Rubicon founder Hangwani Nengovhela has been running the tight and efficient ship since 2002. In the days of cheap Chinese fabrics and fast-fading fashion fads, it’s a miracle that there is high-quality clothing still being made by hand.

“When you run a haute couture, you have to sell experience. Everything is crafted and made to the satisfaction of the client. This takes a while to finish and requires passion and commitment.

“I am blessed with long-term and committed employees,” says Nengovhela, revealing ironically that she has a qualification in textile and clothing techniques from the Minjiang University in China.

“In China, they really know how to cut costs by also using cheap labour. But here we don’t cut corners and our clientele expect the best from us, hence our products don’t come cheap.”

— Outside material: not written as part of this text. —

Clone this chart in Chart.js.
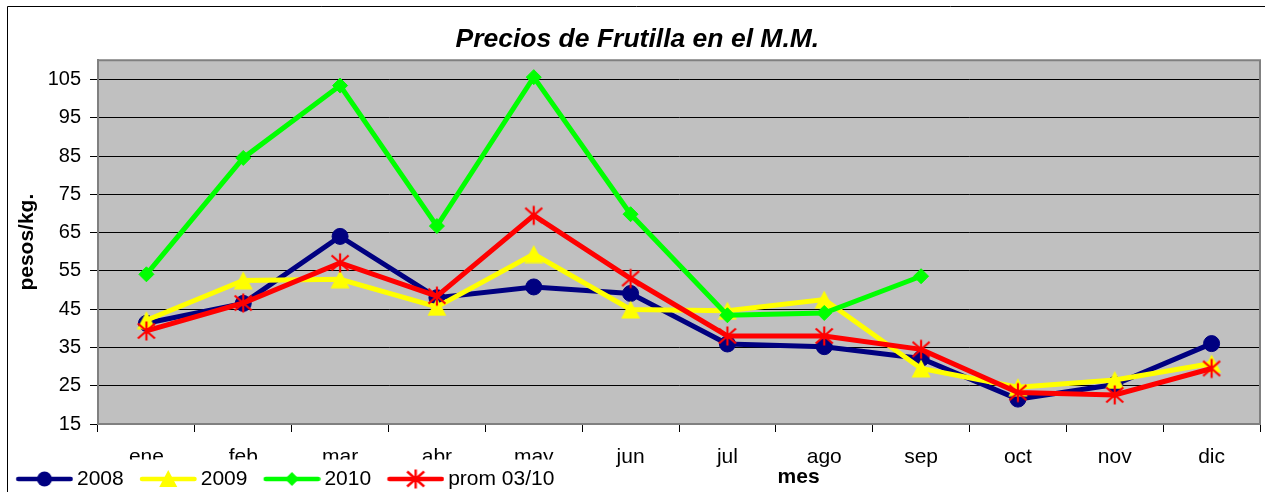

INNOVATIVE: Rubicon Clothing founder Hangwani Nengovhela in her studio. Picture: Bhekikhaya Mabaso/African News Agency (ANA)

Rubicon is also accredited with the fibre processing and manufacturing Seta and they do learnerships and skill programmes.

Nengovhela, who won a Mbokodo Awards 2015 accolade in Fashion Design and Innovation, is passionate about learnership programmes for the youth and unemployed.

She has just completed one in Pretoria and one in Venda and was in the process of placing the learners in small businesses across the country.

Rubicon’s vision is to help the country produce its own clothing and that starts with basic skills such as teaching the youth how to make a garment.

This has the potential of creating millions of jobs in a country where the bulk of clothing, including for the defence force, nurses and police, worth more than R10billion, is made in China.

“We have a buy-in from some of the skills funds in that they will support us in the current financial year and the number has to grow in essence.

“We need to move towards 10000 fully industrialised skilled people. We are going all out to talk to government institutions.

“We need to produce things that will sustain us locally. Where do we start? With a one-stop shop. In Gauteng, we have trained 200 people and we are keeping a database and monitoring those we have skilled.

“We have registered a Rubicon corporative with a mandate to focus on identifying youth with clothing skills because we have the know how.”

A few interns are visible at Rubicon trying not to get in the way of Nengovhela and her staff of creatives as they try to deal with their job of kitting clients, some of whom are coming in droves for their Durban July outfits. There is also work in the wings for a major retail store.

A professional who had just got off a plane from France, I am told, pops in for a fitting.

Then a well-known wedding planner also walks in, as does a bubbly youngster with blonde dreadlocks, who greets and then shrieks in excitement after collecting her garment.

The phones keep ringing, more appointments. Material is brought to Nengovhela for approval.

Then it is the turn of Sindi Mdakane who introduces herself as a “self-employed businesswoman” to fit her red dress. Mdakane graciously snuggles into the dress with petals that must have set her back by at least five grand.

Nengovhela is quick to point out that she is inspired by nature and that for her the petals represent leaves. The “leaves” are cut and individually placed on the cloth. This is time-consuming work.

Then a seamstress, a guy in a white dust coat, is summoned to fix a slit that is “puckering”. He loosens the lining and the problem is fixed.

“Wear the dress with nude shoes,” advises Nengovhela as she heads downstairs again to deal with another waiting customer.